An average Subway dining area

So as Google states, liminality is a state of being on a sensory threshold, or of relating to or being an intermediate state, phase or condition (Merriam-Webster). It’s a state of being between one thing and another. 

I often feel like I’m Truman from the Trueman show. If you haven’t seen it, it’s an excellent movie, even if you don’t particularly like Jim Carey. Trueman is a man who discovers that his whole life has been lived within a small geographical area which is all a set, with him as the star of a reality tv show. While I’m not on tv, I am stuck in a pleasant rural physical bubble which has its boundaries at the farthest distance I’m able to drive from our home, which isn’t far. Like Trueman, I’m prevented at every opportunity from leaving the dome around my life. 

The Trueman show

With ME, at some point in the early stages we find ourselves shoved into a temporal liminal space. A time shift into an in-between life stage, a marker in time. Our bodies become a physical manifestation of the eerie empty hallways of The overlook hotel in the Shining. It could be post viral fatigue, just stay in the empty hallway a little longer, it might pass. As time passes, the horror show becomes more apparent and we’re trapped in a physical space, our home, which we always viewed as a staging post, a base camp for the life we previously lived. Time becomes wibbly wobbly. Hours pass like years but a year passes in the blink of an eye and emotionally every day becomes transitional. We’re transitioning into a heavy PEM/PENE crash, or coming out of one. We’re testing the waters of increased energy and imagining all the possibilities that might be open to us, while knowing the reality, that we’re likely to open a door leading us out of the nightmare only to be faced with another empty hallway, or bigger monsters. 

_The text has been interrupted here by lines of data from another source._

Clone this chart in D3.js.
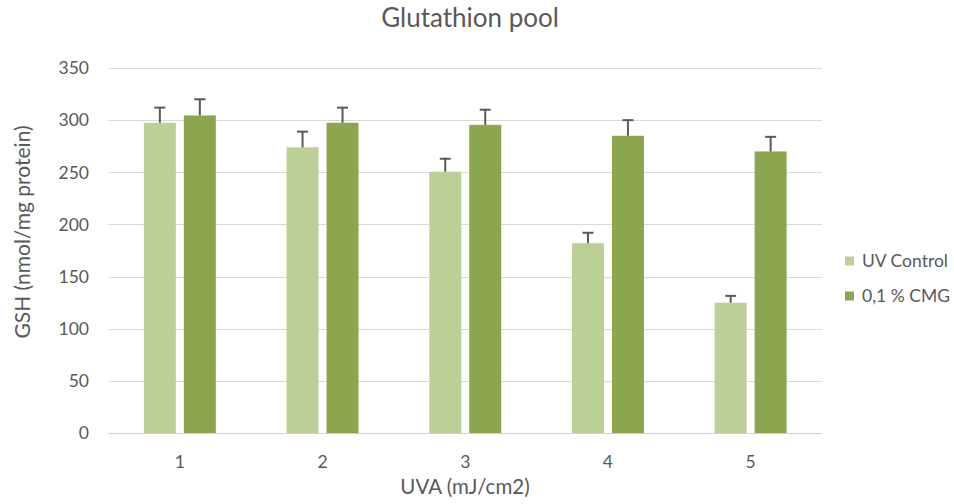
<!DOCTYPE html>
<html>
<head>
<meta charset="utf-8">
<script src="https://cdn.jsdelivr.net/npm/d3@7"></script>
<style>
  body { margin: 0; background: #fff; }
  svg { font-family: Lato, "Open Sans", sans-serif; }
</style>
</head>
<body>
<svg id="chart" width="954" height="504"></svg>
<script>
const categories = ["1", "2", "3", "4", "5"];
const seriesNames = ["UV Control", "0,1 % CMG"];
const uvControl = [297.5, 274, 250.5, 182, 125];
const uvControlErr = [14.5, 15, 12.5, 10, 6.5];
const cmg = [304.5, 297.5, 295.5, 285, 270];
const cmgErr = [15.5, 14.5, 14.5, 15, 14];
const yTicks = [0, 50, 100, 150, 200, 250, 300, 350];
const colors = ["#bccf97", "#8ba64f"];

const svg = d3.select("#chart");
const plotLeft = 108.5, plotRight = 822, plotTop = 68, plotBottom = 433;

const x = d3.scaleBand().domain(categories).range([plotLeft, plotRight]).paddingInner(0).paddingOuter(0);
const x1 = d3.scaleBand().domain(seriesNames).range([0, x.bandwidth()]).paddingInner(0.2).paddingOuter(0.885);
const y = d3.scaleLinear().domain([0, 350]).range([plotBottom, plotTop]);

// gridlines
svg.append("g").selectAll("line").data(yTicks).join("line")
  .attr("x1", plotLeft).attr("x2", plotRight)
  .attr("y1", d => Math.round(y(d)) + 0.5).attr("y2", d => Math.round(y(d)) + 0.5)
  .attr("stroke", "#d9d9d9").attr("stroke-width", 1);

// y tick labels
svg.append("g").selectAll("text").data(yTicks).join("text")
  .attr("x", 89).attr("y", d => y(d) + 6.3)
  .attr("text-anchor", "end").attr("font-size", 17.5).attr("fill", "#595959")
  .text(d => d);

const series = [
  {name: seriesNames[0], values: uvControl, err: uvControlErr, color: colors[0]},
  {name: seriesNames[1], values: cmg, err: cmgErr, color: colors[1]}
];

series.forEach(s => {
  const g = svg.append("g");
  const data = categories.map((c, i) => ({c, v: s.values[i], e: s.err[i]}));
  g.selectAll("rect").data(data).join("rect")
    .attr("x", d => x(d.c) + x1(s.name))
    .attr("width", x1.bandwidth())
    .attr("y", d => y(d.v))
    .attr("height", d => y(0) - y(d.v))
    .attr("fill", s.color);
  const cx = d => x(d.c) + x1(s.name) + x1.bandwidth() / 2;
  g.selectAll("line.v").data(data).join("line").attr("class", "v")
    .attr("x1", cx).attr("x2", cx)
    .attr("y1", d => y(d.v)).attr("y2", d => y(d.v + d.e))
    .attr("stroke", "#595959").attr("stroke-width", 2);
  g.selectAll("line.c").data(data).join("line").attr("class", "c")
    .attr("x1", d => cx(d) - 5.5).attr("x2", d => cx(d) + 5.5)
    .attr("y1", d => y(d.v + d.e)).attr("y2", d => y(d.v + d.e))
    .attr("stroke", "#595959").attr("stroke-width", 2);
});

// x axis line
svg.append("line").attr("x1", plotLeft).attr("x2", plotRight)
  .attr("y1", Math.round(y(0)) + 0.5).attr("y2", Math.round(y(0)) + 0.5)
  .attr("stroke", "#d0d0d0").attr("stroke-width", 1);

// x tick labels
svg.append("g").selectAll("text").data(categories).join("text")
  .attr("x", d => x(d) + x.bandwidth() / 2).attr("y", 468)
  .attr("text-anchor", "middle").attr("font-size", 17.5).attr("fill", "#595959")
  .text(d => d);

// titles
svg.append("text").attr("x", 470).attr("y", 27).attr("text-anchor", "middle")
  .attr("font-size", 26).attr("fill", "#595959").text("Glutathion pool");
svg.append("text").attr("x", 465).attr("y", 494).attr("text-anchor", "middle")
  .attr("font-size", 20.5).attr("fill", "#595959").text("UVA (mJ/cm2)");
svg.append("text").attr("transform", "translate(30,232) rotate(-90)").attr("text-anchor", "middle")
  .attr("font-size", 21).attr("fill", "#595959").text("GSH (nmol/mg protein)");

// legend
const leg = svg.append("g");
series.forEach((s, i) => {
  const ly = 261 + i * 35;
  leg.append("rect").attr("x", 845).attr("y", ly - 4.5).attr("width", 9).attr("height", 9).attr("fill", s.color);
  leg.append("text").attr("x", 862).attr("y", ly + 6).attr("font-size", 17.5).attr("fill", "#595959").text(s.name);
});
</script>
</body>
</html>
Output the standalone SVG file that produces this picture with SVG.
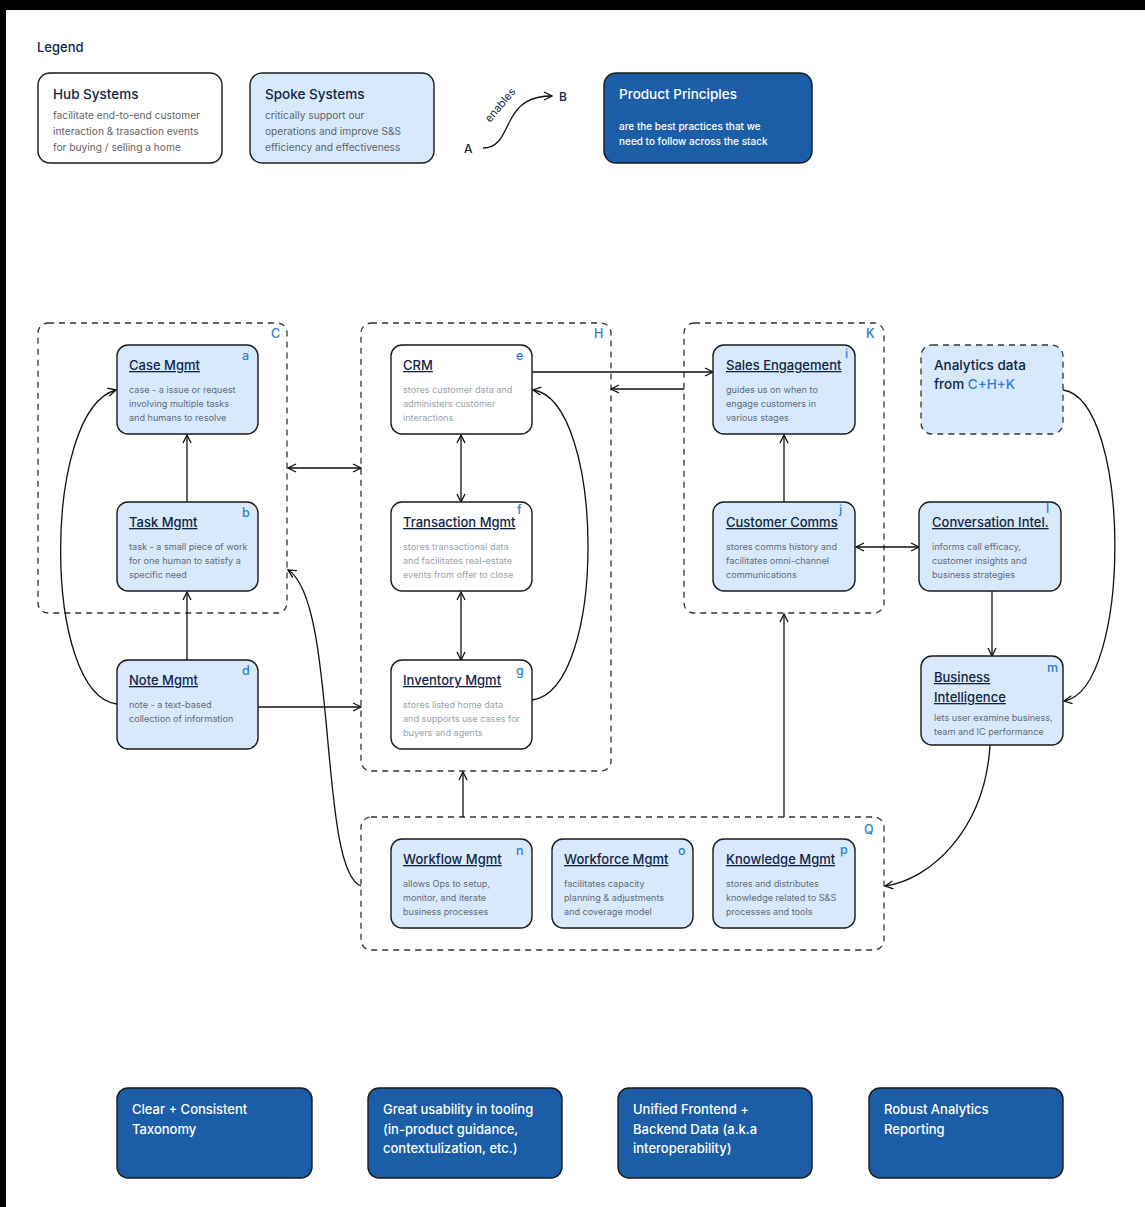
<svg xmlns="http://www.w3.org/2000/svg" width="1145" height="1207" viewBox="0 0 1145 1207">
<defs>
<style>
.t{font-family:Inter,"Noto Sans","Liberation Sans",sans-serif}
.ttl{font-size:13px;fill:#0f2547;font-weight:500;text-decoration:underline}
.ttln{font-size:13.5px;fill:#0f2547;font-weight:500}
.d{font-size:9.1px;fill:#5f6b7a}
.dh{font-size:9.1px;fill:#9aa3ad}
.ld{font-size:10.2px;fill:#5f6368}
.lt{font-size:13.5px;fill:#0f2547;font-weight:500}
.k{font-size:12.5px;fill:#2b7de0;font-weight:500}
.w{fill:#ffffff;font-weight:500}
.hub{fill:#ffffff;stroke:#1a1a1a;stroke-width:1.4}
.spk{fill:#d8e9fc;stroke:#1a1a1a;stroke-width:1.4}
.pp{fill:#1b5ea7;stroke:#1a1a1a;stroke-width:1.4}
.cl{fill:none;stroke:#333;stroke-width:1.3;stroke-dasharray:6 5}
.c{fill:none;stroke:#111;stroke-width:1.3}
</style>
<marker id="ah" viewBox="0 0 10 10" refX="9" refY="5" markerWidth="10" markerHeight="10" markerUnits="userSpaceOnUse" orient="auto-start-reverse">
<path d="M1,1 L9,5 L1,9" fill="none" stroke="#111" stroke-width="1.3"/>
</marker>
</defs>
<rect x="0" y="0" width="1145" height="1207" fill="#ffffff"/>
<rect x="0" y="0" width="1145" height="10" fill="#000"/>
<rect x="0" y="0" width="6" height="1207" fill="#000"/>

<g id="legend">
<text class="t" x="37" y="52" font-size="13" fill="#0f2547" font-weight="500">Legend</text>
<g id="legend-hub">
<rect class="hub" x="38" y="73" width="184" height="90" rx="12"/>
<text class="t lt" x="53" y="99">Hub Systems</text>
<text class="t ld" x="53" y="119">facilitate end-to-end customer</text>
<text class="t ld" x="53" y="135">interaction &amp; trasaction events</text>
<text class="t ld" x="53" y="151">for buying / selling a home</text>
</g>
<g id="legend-spoke">
<rect class="spk" x="250" y="73" width="184" height="90" rx="12"/>
<text class="t lt" x="265" y="99">Spoke Systems</text>
<text class="t ld" x="265" y="119">critically support our</text>
<text class="t ld" x="265" y="135">operations and improve S&amp;S</text>
<text class="t ld" x="265" y="151">efficiency and effectiveness</text>
</g>
<g id="legend-arrow">
<text class="t" x="464" y="153" font-size="12" fill="#0f2547" font-weight="500">A</text>
<text class="t" x="559" y="101" font-size="12" fill="#0f2547" font-weight="500">B</text>
<path class="c" d="M483,148 C500,148 504,132 511,119 C519,104 530,96 552,96" marker-end="url(#ah)"/>
<text class="t" x="0" y="0" font-size="11" fill="#0f2547" transform="translate(490,123) rotate(-50)">enables</text>
</g>
<g id="legend-principles">
<rect class="pp" x="604" y="73" width="208" height="90" rx="12"/>
<text class="t w" x="619" y="99" font-size="13.5">Product Principles</text>
<text class="t w" x="619" y="130" font-size="10">are the best practices that we</text>
<text class="t w" x="619" y="145" font-size="10">need to follow across the stack</text>
</g>
</g>

<g id="clusters">
<g id="cluster-C"><rect class="cl" x="38" y="323" width="249" height="290" rx="10"/><text class="t k" x="271" y="338">C</text></g>
<g id="cluster-H"><rect class="cl" x="361" y="323" width="250" height="448" rx="10"/><text class="t k" x="594" y="338">H</text></g>
<g id="cluster-K"><rect class="cl" x="684" y="323" width="200" height="290" rx="10"/><text class="t k" x="866" y="338">K</text></g>
<g id="cluster-Q"><rect class="cl" x="361" y="817" width="523" height="133" rx="10"/><text class="t k" x="864" y="834">Q</text></g>
</g>

<g id="connectors">
<path class="c" d="M187,502 V435" marker-end="url(#ah)"/>
<path class="c" d="M187,660 V592" marker-end="url(#ah)"/>
<path class="c" d="M117,704 C42,695 42,410 116,390" marker-end="url(#ah)"/>
<path class="c" d="M258,707 H361" marker-end="url(#ah)"/>
<path class="c" d="M288,468 H361" marker-start="url(#ah)" marker-end="url(#ah)"/>
<path class="c" d="M361,886 C318,870 338,600 288,570" marker-end="url(#ah)"/>
<path class="c" d="M461,435 V502" marker-start="url(#ah)" marker-end="url(#ah)"/>
<path class="c" d="M461,592 V660" marker-start="url(#ah)" marker-end="url(#ah)"/>
<path class="c" d="M532,700 C608,690 605,400 533,390" marker-end="url(#ah)"/>
<path class="c" d="M532,372 H713" marker-end="url(#ah)"/>
<path class="c" d="M684,389 H611" marker-end="url(#ah)"/>
<path class="c" d="M784,502 V435" marker-end="url(#ah)"/>
<path class="c" d="M856,547 H919" marker-start="url(#ah)" marker-end="url(#ah)"/>
<path class="c" d="M992,591 V656" marker-end="url(#ah)"/>
<path class="c" d="M1063,390 C1132,400 1132,690 1064,701" marker-end="url(#ah)"/>
<path class="c" d="M990,745 C985,830 930,880 885,886" marker-end="url(#ah)"/>
<path class="c" d="M463,817 V772" marker-end="url(#ah)"/>
<path class="c" d="M784,817 V614" marker-end="url(#ah)"/>
</g>

<g id="node-case"><rect class="spk" x="117" y="345" width="141" height="89" rx="11"/><text class="t k" x="242" y="360">a</text><text class="t ttl" x="129" y="370">Case Mgmt</text><text class="t d" x="129" y="393">case - a issue or request</text><text class="t d" x="129" y="407">involving multiple tasks</text><text class="t d" x="129" y="421">and humans to resolve</text></g>
<g id="node-task"><rect class="spk" x="117" y="502" width="141" height="89" rx="11"/><text class="t k" x="242" y="517">b</text><text class="t ttl" x="129" y="527">Task Mgmt</text><text class="t d" x="129" y="550">task - a small piece of work</text><text class="t d" x="129" y="564">for one human to satisfy a</text><text class="t d" x="129" y="578">specific need</text></g>
<g id="node-note"><rect class="spk" x="117" y="660" width="141" height="89" rx="11"/><text class="t k" x="242" y="675">d</text><text class="t ttl" x="129" y="685">Note Mgmt</text><text class="t d" x="129" y="708">note - a text-based</text><text class="t d" x="129" y="722">collection of information</text></g>

<g id="node-crm"><rect class="hub" x="391" y="345" width="141" height="89" rx="11"/><text class="t k" x="516" y="360">e</text><text class="t ttl" x="403" y="370">CRM</text><text class="t dh" x="403" y="393">stores customer data and</text><text class="t dh" x="403" y="407">administers customer</text><text class="t dh" x="403" y="421">interactions</text></g>
<g id="node-transaction"><rect class="hub" x="391" y="502" width="141" height="89" rx="11"/><text class="t k" x="517" y="514" font-size="12">f</text><text class="t ttl" x="403" y="527">Transaction Mgmt</text><text class="t dh" x="403" y="550">stores transactional data</text><text class="t dh" x="403" y="564">and facilitates real-estate</text><text class="t dh" x="403" y="578">events from offer to close</text></g>
<g id="node-inventory"><rect class="hub" x="391" y="660" width="141" height="89" rx="11"/><text class="t k" x="516" y="675">g</text><text class="t ttl" x="403" y="685">Inventory Mgmt</text><text class="t dh" x="403" y="708">stores listed home data</text><text class="t dh" x="403" y="722">and supports use cases for</text><text class="t dh" x="403" y="736">buyers and agents</text></g>

<g id="node-sales"><rect class="spk" x="713" y="345" width="142" height="89" rx="11"/><text class="t k" x="845" y="358" font-size="12">i</text><text class="t ttl" x="726" y="370">Sales Engagement</text><text class="t d" x="726" y="393">guides us on when to</text><text class="t d" x="726" y="407">engage customers in</text><text class="t d" x="726" y="421">various stages</text></g>
<g id="node-comms"><rect class="spk" x="713" y="502" width="142" height="89" rx="11"/><text class="t k" x="839" y="514" font-size="12">j</text><text class="t ttl" x="726" y="527">Customer Comms</text><text class="t d" x="726" y="550">stores comms history and</text><text class="t d" x="726" y="564">facilitates omni-channel</text><text class="t d" x="726" y="578">communications</text></g>

<g id="node-analytics"><rect x="921" y="345" width="142" height="89" rx="11" fill="#d8e9fc" stroke="#333" stroke-width="1.3" stroke-dasharray="6 5"/><text class="t ttln" x="934" y="370">Analytics data</text><text class="t ttln" x="934" y="389">from <tspan fill="#2b7de0">C+H+K</tspan></text></g>
<g id="node-convintel"><rect class="spk" x="919" y="502" width="142" height="89" rx="11"/><text class="t k" x="1046" y="513" font-size="12">l</text><text class="t ttl" x="932" y="527">Conversation Intel.</text><text class="t d" x="932" y="550">informs call efficacy,</text><text class="t d" x="932" y="564">customer insights and</text><text class="t d" x="932" y="578">business strategies</text></g>
<g id="node-bi"><rect class="spk" x="921" y="656" width="142" height="89" rx="11"/><text class="t k" x="1047" y="672">m</text><text class="t ttl" x="934" y="682">Business</text><text class="t ttl" x="934" y="702">Intelligence</text><text class="t d" x="934" y="721">lets user examine business,</text><text class="t d" x="934" y="735">team and IC performance</text></g>

<g id="node-workflow"><rect class="spk" x="391" y="839" width="141" height="89" rx="11"/><text class="t k" x="516" y="855">n</text><text class="t ttl" x="403" y="864">Workflow Mgmt</text><text class="t d" x="403" y="887">allows Ops to setup,</text><text class="t d" x="403" y="901">monitor, and iterate</text><text class="t d" x="403" y="915">business processes</text></g>
<g id="node-workforce"><rect class="spk" x="552" y="839" width="141" height="89" rx="11"/><text class="t k" x="678" y="855">o</text><text class="t ttl" x="564" y="864">Workforce Mgmt</text><text class="t d" x="564" y="887">facilitates capacity</text><text class="t d" x="564" y="901">planning &amp; adjustments</text><text class="t d" x="564" y="915">and coverage model</text></g>
<g id="node-knowledge"><rect class="spk" x="713" y="839" width="142" height="89" rx="11"/><text class="t k" x="840" y="854">p</text><text class="t ttl" x="726" y="864">Knowledge Mgmt</text><text class="t d" x="726" y="887">stores and distributes</text><text class="t d" x="726" y="901">knowledge related to S&amp;S</text><text class="t d" x="726" y="915">processes and tools</text></g>

<g id="principle-1"><rect class="pp" x="117" y="1088" width="195" height="90" rx="11"/><text class="t w" x="132" y="1114" font-size="13">Clear + Consistent</text><text class="t w" x="132" y="1134" font-size="13">Taxonomy</text></g>
<g id="principle-2"><rect class="pp" x="368" y="1088" width="194" height="90" rx="11"/><text class="t w" x="383" y="1114" font-size="13">Great usability in tooling</text><text class="t w" x="383" y="1134" font-size="13">(in-product guidance,</text><text class="t w" x="383" y="1153" font-size="13">contextulization, etc.)</text></g>
<g id="principle-3"><rect class="pp" x="618" y="1088" width="194" height="90" rx="11"/><text class="t w" x="633" y="1114" font-size="13">Unified Frontend +</text><text class="t w" x="633" y="1134" font-size="13">Backend Data (a.k.a</text><text class="t w" x="633" y="1153" font-size="13">interoperability)</text></g>
<g id="principle-4"><rect class="pp" x="869" y="1088" width="194" height="90" rx="11"/><text class="t w" x="884" y="1114" font-size="13">Robust Analytics</text><text class="t w" x="884" y="1134" font-size="13">Reporting</text></g>
</svg>
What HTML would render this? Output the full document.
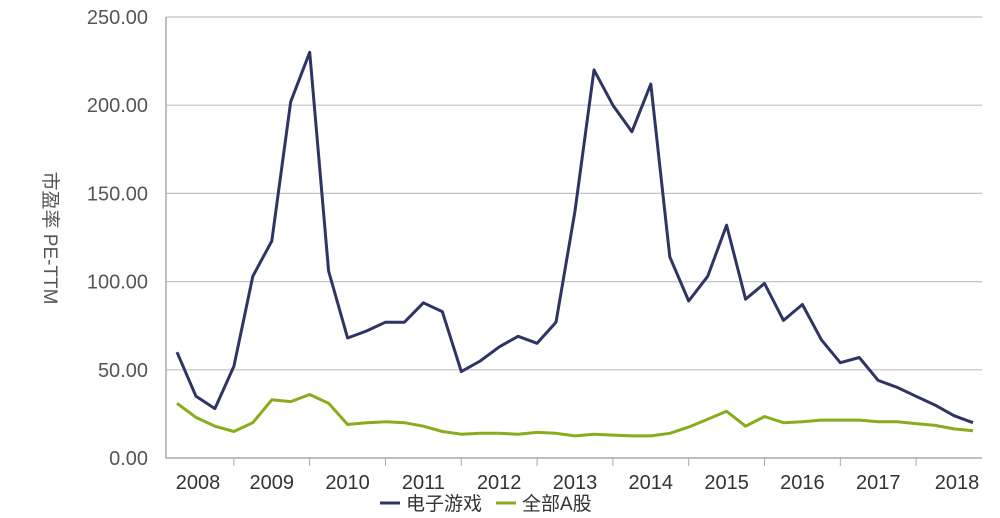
<!DOCTYPE html>
<html><head><meta charset="utf-8"><style>
html,body{margin:0;padding:0;background:#fff;}
svg{display:block;font-family:"Liberation Sans","Noto Sans CJK SC",sans-serif;}
</style></head><body>
<svg id="chart" width="1000" height="518" viewBox="0 0 1000 518">
<g id="grid"></g><g id="axes"></g><g id="series"></g>
<text transform="translate(44,238) rotate(90)" text-anchor="middle" font-size="19" fill="#555">市盈率 PE-TTM</text>
<g>
<g><line x1="380" y1="503" x2="400" y2="503" stroke="#2e3564" stroke-width="3"/><text x="406" y="510" font-size="19" fill="#333">电子游戏</text></g>
<g><line x1="496" y1="503" x2="516" y2="503" stroke="#8aab1c" stroke-width="3"/><text x="522" y="510" font-size="19" fill="#333">全部A股</text></g>
</g>
</svg>
<script>
const yTicks=[0,50,100,150,200,250];
const yearLabels=["2008","2009","2010","2011","2012","2013","2014","2015","2016","2017","2018"];
const gamesPE=[60,35,28,52,103,123,202,230,106,68,72,77,77,88,83,49,55,63,69,65,77,140,220,200,185,212,114,89,103,132,90,99,78,87,67,54,57,44,40,35,30,24,20];
const allAPE=[31,23,18,15,20,33,32,36,31,19,20,20.5,20,18,15,13.5,14,14,13.5,14.5,14,12.5,13.5,13,12.5,12.5,14,17.5,22,26.5,18,23.5,20,20.5,21.5,21.5,21.5,20.5,20.5,19.5,18.5,16.5,15.5];
const NS="http://www.w3.org/2000/svg";
const L=166,R=982,T=17,B=458,yMax=250;
const X0=177,X1=973;
function sy(v){return B-(v/yMax)*(B-T);}
function sx(i,n){return X0+(X1-X0)*i/(n-1);}
function mk(tag,attrs,parent){const e=document.createElementNS(NS,tag);for(const k in attrs)e.setAttribute(k,attrs[k]);document.getElementById(parent).appendChild(e);return e;}
yTicks.forEach(v=>{
  if(v>0){const g=mk('line',{x1:L,x2:R,y1:sy(v),y2:sy(v),stroke:'#c4c4c4','stroke-width':1.2},'grid');
  
  }
  const t=mk('text',{x:148,y:sy(v)+7,'text-anchor':'end','font-size':20,fill:'#555'},'axes');
  t.textContent=v.toFixed(2);
  
  
});
const ax=mk('path',{d:`M${L},${T} V${B} H${R}`,fill:'none',stroke:'#aaa','stroke-width':1.5},'axes');


const step=(X1-X0)/(gamesPE.length-1);
const tick0=X0+3*step, yearW=4*step;
for(let k=0;k<10;k++){
  const tx=tick0+k*yearW;
  const tk=mk('line',{x1:tx,x2:tx,y1:B,y2:B+8,stroke:'#aaa','stroke-width':1},'axes');
  
  
}
yearLabels.forEach((y,k)=>{
  let cx=tick0+(k-0.5)*yearW;
  if(k===0)cx=198; if(k===yearLabels.length-1)cx=957;
  const t=mk('text',{x:cx,y:489,'text-anchor':'middle','font-size':20,fill:'#333'},'axes');
  t.textContent=y;
  
  
});
function line(data,color,name){
  const d=data.map((v,i)=>(i?'L':'M')+sx(i,data.length).toFixed(1)+','+sy(v).toFixed(1)).join(' ');
  const p=mk('path',{d:d,fill:'none',stroke:color,'stroke-width':3,'stroke-linejoin':'round'},'series');
  
  
}
line(allAPE,'#8aab1c','line-all-a-shares');
line(gamesPE,'#2e3564','line-video-games');
</script>
</body></html>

When considering liminality, it feels like living with ME means we’re always on the threshold, but never knowing what’s on the other side. Our lives are reduced to swathes of emptiness, to functionality. There’s mustard coloured wallpaper lining our emotions. We’re not meant to spend time here but despite the odds we exist on abandoned railway platforms and huddle down in the corner of bus shelters. 

A new station platform in Leeds

We see others become stricken with serious physical or mental health conditions, enter their own disorientating liminal space in life, receive treatment and support, make a full recovery and leave the ferry terminal, writing a book about overcoming in the process. And it’s heartbreaking. Not that we’re not happy for them, but that we’re stuck here, running through the lift doors, like Trueman, only to find no lift shaft, but the backstage of a movie set. Genuine recovery for 95% of us is just an illusion. Life with chronic illness leaves us questioning ultimate reality and whether being stuck in the inbetween, in no man’s land, in purgatory, in limbo, a space between life and death is a place in which we really want to exist. 

Can we hang on in our liminality long enough? Can we somehow live with the mustard wallpaper, the endless maze of hallways, the train that never comes, in the hope that one day it might. 

While we age and we find more white hairs and wrinkles, can we abide the nightmare just long enough to maintain hope that we can journey again? Can we find joy in the small achievements that others take for granted (I swept the floor yesterday, yay?). 

In the UK, our government appears to be finally taking a biological model of ME seriously, research is finding that microclots may be responsible for our exhaustion and a large scale DNA research programme is underway. We’re decades behind but things really could change for the better. There may not be a better day ahead, that’s the painful reality of ME. Hope itself is a painful thing. But we can stare the monster down while the crack of light grows brighter. Let’s stare the monster down together, for just another day at least. 

10 thoughts on “Living in the in between

  1. You’re an articulate man. I always felt my life was like in the film The Lovely Bones. A girl that was dead, but couldn’t let go of love and family so she clung to life in an in-between world between heaven and earth. It was neither here nor there. Great read.